▶ **AIM OF THE EXERCISE**
Only the pictures stay out; every record is to be quoted exactly.

--- BEGIN RECORD LIST ---

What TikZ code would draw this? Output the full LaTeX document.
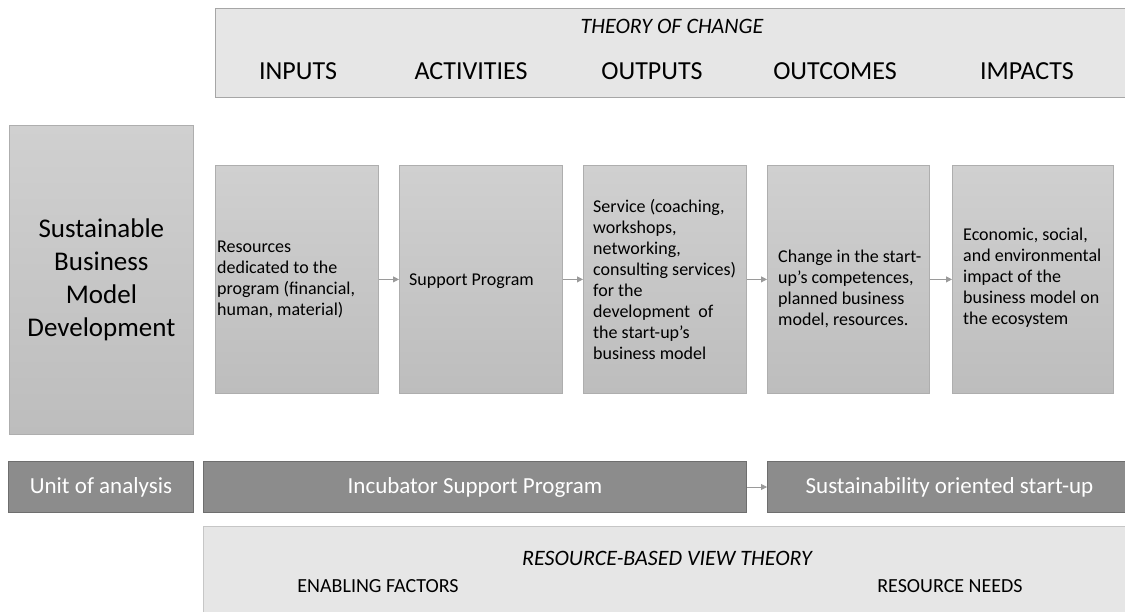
\documentclass[tikz,border=0pt]{standalone}
\usepackage{fontspec}
\setmainfont{Carlito}
\usetikzlibrary{arrows.meta}
\definecolor{hdrfill}{HTML}{E6E6E6}
\definecolor{hdrdraw}{HTML}{A6A6A6}
\definecolor{boxtop}{HTML}{D0D0D0}
\definecolor{boxbot}{HTML}{BDBDBD}
\definecolor{boxdraw}{HTML}{AEAEAE}
\definecolor{unitfill}{HTML}{8C8C8C}
\definecolor{unitdraw}{HTML}{6E6E6E}
\definecolor{arrowcol}{HTML}{9A9A9A}
\definecolor{rbvdraw}{HTML}{C6C6C6}
\tikzset{
  hdrbox/.style={draw=hdrdraw, fill=hdrfill, line width=1pt, inner sep=0pt, anchor=north west},
  rbvbox/.style={draw=rbvdraw, fill=hdrfill, line width=1pt, inner sep=0pt, anchor=north west},
  midbox/.style={draw=boxdraw, top color=boxtop, bottom color=boxbot, line width=0.8pt, inner sep=0pt, anchor=north west},
  unitbox/.style={draw=unitdraw, fill=unitfill, line width=1pt, inner sep=0pt, anchor=north west,
     text=white, font=\fontsize{23}{28}\selectfont},
  colhead/.style={anchor=base, font=\fontsize{26}{31}\selectfont},
  titletext/.style={anchor=base, font=\fontsize{22}{26}\selectfont\itshape},
  subhead/.style={anchor=base, font=\fontsize{20}{24}\selectfont},
  boxtext/.style={anchor=west, align=left, inner sep=0pt, font=\fontsize{18}{21}\selectfont},
  conn/.style={draw=arrowcol, line width=0.8pt, -{Triangle[length=6pt,width=6pt]}}
}
\begin{document}
\begin{tikzpicture}[x=1pt,y=-1pt]
\useasboundingbox (0,0) rectangle (1125,612);
% Theory of change header
\node[hdrbox, minimum width=940pt, minimum height=89pt] (toc) at (215,8) {};
\node[titletext] (toctitle) at (672,34) {THEORY OF CHANGE};
\node[colhead] (hin) at (298,80) {INPUTS};
\node[colhead] (hact) at (471,80) {ACTIVITIES};
\node[colhead] (hout) at (652,80) {OUTPUTS};
\node[colhead] (hoc) at (835,80) {OUTCOMES};
\node[colhead] (himp) at (1027,80) {IMPACTS};
% left box
\node[midbox, minimum width=184pt, minimum height=309pt] (sbmd) at (9,125) {};
\node[align=center, font=\fontsize{27}{33}\selectfont, inner sep=0pt] (sbmdt) at (sbmd.center)
  {Sustainable\\Business\\Model\\Development};
% chain boxes
\node[midbox, minimum width=163pt, minimum height=228pt] (b1) at (215,165) {};
\node[midbox, minimum width=163pt, minimum height=228pt] (b2) at (399,165) {};
\node[midbox, minimum width=163pt, minimum height=228pt] (b3) at (583,165) {};
\node[midbox, minimum width=162pt, minimum height=228pt] (b4) at (767,165) {};
\node[midbox, minimum width=161pt, minimum height=228pt] (b5) at (952,165) {};
\node[boxtext, xshift=2pt] (t1) at (b1.west) {Resources\\dedicated to the\\program (financial,\\human, material)};
\node[boxtext, xshift=10pt, yshift=-2pt] (t2) at (b2.west) {Support Program};
\node[boxtext, xshift=10pt] (t3) at (b3.west) {Service (coaching,\\workshops,\\networking,\\consulting services)\\for the\\development~ of\\the start-up’s\\business model};
\node[boxtext, xshift=11pt, yshift=-10pt] (t4) at (b4.west) {Change in the start-\\up’s competences,\\planned business\\model, resources.};
\node[boxtext, xshift=11pt, yshift=2pt] (t5) at (b5.west) {Economic, social,\\and environmental\\impact of the\\business model on\\the ecosystem};
\draw[conn] (b1.east) -- (b2.west);
\draw[conn] (b2.east) -- (b3.west);
\draw[conn] (b3.east) -- (b4.west);
\draw[conn] (b4.east) -- (b5.west);
% unit of analysis row
\node[unitbox, minimum width=185pt, minimum height=51pt] (unit) at (8,461) {Unit of analysis};
\node[unitbox, minimum width=543pt, minimum height=51pt] (isp) at (203,461) {Incubator Support Program};
\node[unitbox, minimum width=364pt, minimum height=51pt] (sos) at (767,461) {Sustainability oriented start-up};
\draw[conn] (isp.east) -- (sos.west);
% resource-based view
\node[rbvbox, minimum width=950pt, minimum height=100pt] (rbv) at (203,526) {};
\node[titletext] (rbvtitle) at (667,565) {RESOURCE-BASED VIEW THEORY};
\node[subhead] (enab) at (378,592) {ENABLING FACTORS};
\node[subhead] (needs) at (950,592) {RESOURCE NEEDS};
\end{tikzpicture}
\end{document}
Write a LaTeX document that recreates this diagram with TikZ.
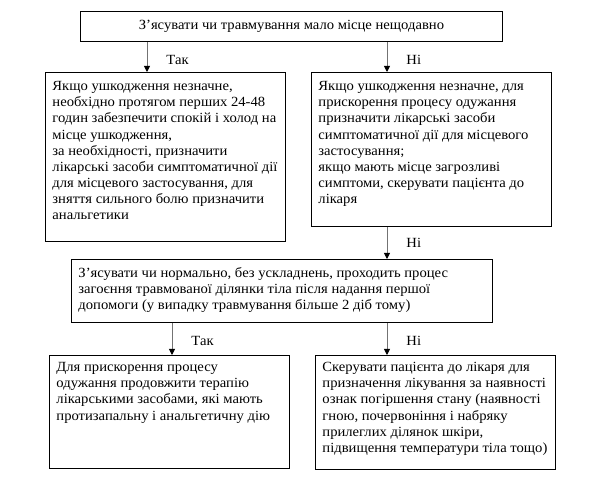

--- END RECORD LIST ---

▶ **TASK RESPONSE**
What TikZ code would draw this? Output the full LaTeX document.
\documentclass[tikz,border=0pt]{standalone}
\usepackage{fontspec}
\setmainfont{Carlito}
\usetikzlibrary{arrows.meta}
\definecolor{hdrfill}{HTML}{E6E6E6}
\definecolor{hdrdraw}{HTML}{A6A6A6}
\definecolor{boxtop}{HTML}{D0D0D0}
\definecolor{boxbot}{HTML}{BDBDBD}
\definecolor{boxdraw}{HTML}{AEAEAE}
\definecolor{unitfill}{HTML}{8C8C8C}
\definecolor{unitdraw}{HTML}{6E6E6E}
\definecolor{arrowcol}{HTML}{9A9A9A}
\definecolor{rbvdraw}{HTML}{C6C6C6}
\tikzset{
  hdrbox/.style={draw=hdrdraw, fill=hdrfill, line width=1pt, inner sep=0pt, anchor=north west},
  rbvbox/.style={draw=rbvdraw, fill=hdrfill, line width=1pt, inner sep=0pt, anchor=north west},
  midbox/.style={draw=boxdraw, top color=boxtop, bottom color=boxbot, line width=0.8pt, inner sep=0pt, anchor=north west},
  unitbox/.style={draw=unitdraw, fill=unitfill, line width=1pt, inner sep=0pt, anchor=north west,
     text=white, font=\fontsize{23}{28}\selectfont},
  colhead/.style={anchor=base, font=\fontsize{26}{31}\selectfont},
  titletext/.style={anchor=base, font=\fontsize{22}{26}\selectfont\itshape},
  subhead/.style={anchor=base, font=\fontsize{20}{24}\selectfont},
  boxtext/.style={anchor=west, align=left, inner sep=0pt, font=\fontsize{18}{21}\selectfont},
  conn/.style={draw=arrowcol, line width=0.8pt, -{Triangle[length=6pt,width=6pt]}}
}
\begin{document}
\begin{tikzpicture}[x=1pt,y=-1pt]
\useasboundingbox (0,0) rectangle (1125,612);
% Theory of change header
\node[hdrbox, minimum width=940pt, minimum height=89pt] (toc) at (215,8) {};
\node[titletext] (toctitle) at (672,34) {THEORY OF CHANGE};
\node[colhead] (hin) at (298,80) {INPUTS};
\node[colhead] (hact) at (471,80) {ACTIVITIES};
\node[colhead] (hout) at (652,80) {OUTPUTS};
\node[colhead] (hoc) at (835,80) {OUTCOMES};
\node[colhead] (himp) at (1027,80) {IMPACTS};
% left box
\node[midbox, minimum width=184pt, minimum height=309pt] (sbmd) at (9,125) {};
\node[align=center, font=\fontsize{27}{33}\selectfont, inner sep=0pt] (sbmdt) at (sbmd.center)
  {Sustainable\\Business\\Model\\Development};
% chain boxes
\node[midbox, minimum width=163pt, minimum height=228pt] (b1) at (215,165) {};
\node[midbox, minimum width=163pt, minimum height=228pt] (b2) at (399,165) {};
\node[midbox, minimum width=163pt, minimum height=228pt] (b3) at (583,165) {};
\node[midbox, minimum width=162pt, minimum height=228pt] (b4) at (767,165) {};
\node[midbox, minimum width=161pt, minimum height=228pt] (b5) at (952,165) {};
\node[boxtext, xshift=2pt] (t1) at (b1.west) {Resources\\dedicated to the\\program (financial,\\human, material)};
\node[boxtext, xshift=10pt, yshift=-2pt] (t2) at (b2.west) {Support Program};
\node[boxtext, xshift=10pt] (t3) at (b3.west) {Service (coaching,\\workshops,\\networking,\\consulting services)\\for the\\development~ of\\the start-up’s\\business model};
\node[boxtext, xshift=11pt, yshift=-10pt] (t4) at (b4.west) {Change in the start-\\up’s competences,\\planned business\\model, resources.};
\node[boxtext, xshift=11pt, yshift=2pt] (t5) at (b5.west) {Economic, social,\\and environmental\\impact of the\\business model on\\the ecosystem};
\draw[conn] (b1.east) -- (b2.west);
\draw[conn] (b2.east) -- (b3.west);
\draw[conn] (b3.east) -- (b4.west);
\draw[conn] (b4.east) -- (b5.west);
% unit of analysis row
\node[unitbox, minimum width=185pt, minimum height=51pt] (unit) at (8,461) {Unit of analysis};
\node[unitbox, minimum width=543pt, minimum height=51pt] (isp) at (203,461) {Incubator Support Program};
\node[unitbox, minimum width=364pt, minimum height=51pt] (sos) at (767,461) {Sustainability oriented start-up};
\draw[conn] (isp.east) -- (sos.west);
% resource-based view
\node[rbvbox, minimum width=950pt, minimum height=100pt] (rbv) at (203,526) {};
\node[titletext] (rbvtitle) at (667,565) {RESOURCE-BASED VIEW THEORY};
\node[subhead] (enab) at (378,592) {ENABLING FACTORS};
\node[subhead] (needs) at (950,592) {RESOURCE NEEDS};
\end{tikzpicture}
\end{document}
Write a LaTeX document that recreates this diagram with TikZ.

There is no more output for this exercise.